Tengo la fuerte sospecha de que la realidad, frecuentemente nihilista, insiste en documentar la transgresión de todos los valores en las universidades autónomas y públicas de México, de tal manera que la autonomía que imaginó Gómez Morín fue invertida, puesta de cabeza. Esto es, la autonomía de los cuadros dirigentes para decidir sobre la administración del presupuesto público es ahora, en algunas universidades mexicanas, el valor jerárquico que ordena la vida de la comunidad, muy por encima del olvidado principio de la autonomía para la crítica y la libertad de pensamiento.
En ese laberinto me pregunto y les pregunto: ¿Qué axiología es la que que vamos a cuidar, a proteger, cuando nos invitan a la defensa de la autonomía universitaria…?
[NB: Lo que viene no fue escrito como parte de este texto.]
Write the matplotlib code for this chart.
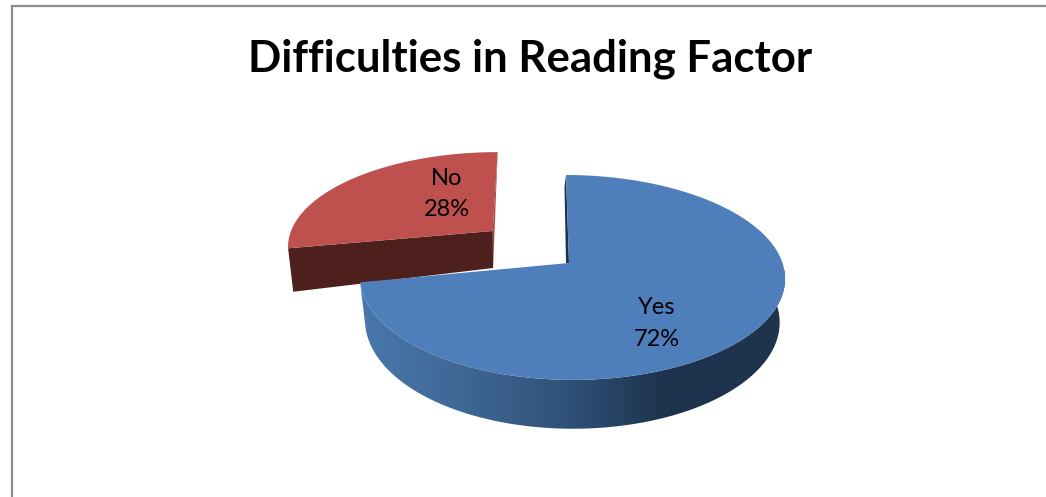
import numpy as np
import matplotlib
matplotlib.use("Agg")
import matplotlib.pyplot as plt
from matplotlib.colors import LinearSegmentedColormap
from matplotlib.patches import Polygon

title = "Difficulties in Reading Factor"
labels = ["Yes", "No"]
values = [72, 28]

# projected pie: everything is in image pixels
KEEN = 0.141   # perspective strength
YES_APEX = (569, 263)
NO_APEX = (492.7, 231)
YES_R = (210.5, 100.4)
NO_R = (201.7, 90)
YES_LEAN = -0.034
NO_LEAN = 0.063
YES_BIAS = 3


def rim(theta, apex, r, lean, bias=0):
	w = 1 + KEEN * np.sin(theta)
	y = -r[1] * np.sin(theta) / w
	x = r[0] * np.cos(theta) / w + bias * np.cos(theta) ** 2 - lean * y
	return apex[0] + x, apex[1] + y


def drop(x, y, apex, depth, grow, shrink):
	# same point on the bottom face of the slab
	y2 = y + depth + grow * (y - apex[1])
	x2 = apex[0] + (x - apex[0]) * shrink
	return x2, y2


fig = plt.figure(figsize=(10.46, 4.97), dpi=100)
ax = fig.add_axes([0, 0, 1, 1])

# slice angles come from the values, first slice starts at 12 o'clock going clockwise
total = sum(values)
yes_sweep = 2 * np.pi * values[0] / total
start = np.pi / 2
split = start - yes_sweep + 2 * np.pi   # same direction as the No slice

# No slice
t = np.linspace(start, split, 120)
nx, ny = rim(t, NO_APEX, NO_R, NO_LEAN)
lx, ly = drop(nx[-1], ny[-1], NO_APEX, 37, 0.37, 0.975)
ax.add_patch(Polygon([(nx[0], ny[0]), NO_APEX, (NO_APEX[0] + 0.4, NO_APEX[1] + 37)],
	closed=True, fc="#a94744", ec="none", zorder=1))
ax.add_patch(Polygon([NO_APEX, (nx[-1], ny[-1]), (lx, ly), (NO_APEX[0] + 0.4, NO_APEX[1] + 37)],
	closed=True, fc="#4d1f1d", ec="none", zorder=2))
ax.add_patch(Polygon(list(zip(nx, ny)) + [NO_APEX], closed=True, fc="#be504d", ec="none", zorder=3))

# Yes slice, outer wall with the horizontal gradient
t = np.linspace(split, 2 * np.pi, 200)
sx, sy = rim(t, YES_APEX, YES_R, YES_LEAN, YES_BIAS)
bx, by = drop(sx, sy, YES_APEX, 43, 0.05, 0.975)
wall = Polygon(list(zip(sx, sy)) + list(zip(bx[::-1], by[::-1])), closed=True, fc="none", ec="none")
ax.add_patch(wall)
cmap = LinearSegmentedColormap.from_list("wall", [
	(0.0, "#4a78ad"), (0.25, "#3f6795"), (0.5, "#2f5076"), (0.72, "#1d324c"), (1.0, "#1f344d")])
img = ax.imshow(np.linspace(0, 1, 256).reshape(1, -1), cmap=cmap, aspect="auto",
	extent=(355, 790, 440, 270), zorder=4)
img.set_clip_path(wall)

# thin dark wall behind the cut edge at 12 o'clock
tx, ty = rim(np.array([start]), YES_APEX, YES_R, YES_LEAN, YES_BIAS)
ax.add_patch(Polygon([(tx[0], ty[0]), (tx[0] - 1.5, ty[0] + 12), (YES_APEX[0] - 3, YES_APEX[1]), YES_APEX],
	closed=True, fc="#1d324c", ec="none", zorder=4))

# Yes slice, top face
t = np.linspace(start, split - 2 * np.pi, 300)
yx, yy = rim(t, YES_APEX, YES_R, YES_LEAN, YES_BIAS)
ax.add_patch(Polygon(list(zip(yx, yy)) + [YES_APEX], closed=True, fc="#4e7fbb", ec="none", zorder=5))

# data labels
for name, val, px, py in zip(labels, values, [657, 447], [323.5, 194]):
	ax.text(px, py, name + "\n" + str(val) + "%", ha="center", va="center", fontsize=17,
		family="Lato", linespacing=1.62, color="black", zorder=6)

ax.text(530.5, 59, title, ha="center", va="center", fontsize=31.5, family="Lato", weight="bold", color="black")

# chart frame, bottom and right are cropped away
ax.plot([11.5, 11.5, 1046], [497, 5.7, 5.7], color="#8c8c8c", lw=1.6, solid_joinstyle="miter", zorder=7)

ax.set_xlim(0, 1046)
ax.set_ylim(497, 0)
ax.axis("off")
fig.savefig("out.png", dpi=100)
Y, con Sloterdijk, no dejo de preguntarme si las universidades autónomas y públicas, en la medida que se encuentran dominadas por un canon y por un ethos, no devinieron hace tiempo en criaderos humanos, en los que un sonriente ganadero tecnotrónico, el amo, decide los métodos de engorda, alimentación y destino del parque humano. No es el ser humano el pastor del ser como enseña Heidegger, la figura hegeliana del amo y el esclavo vuelve a la interpretación de la historia, para afirmar la presencia de un gato gordo y pestífero detrás de todo esto. Es el dominio de una voluntad incondicionada de poder sobre nosotros y, pensando en nuestro tema, al acecho de la autonomía universitaria.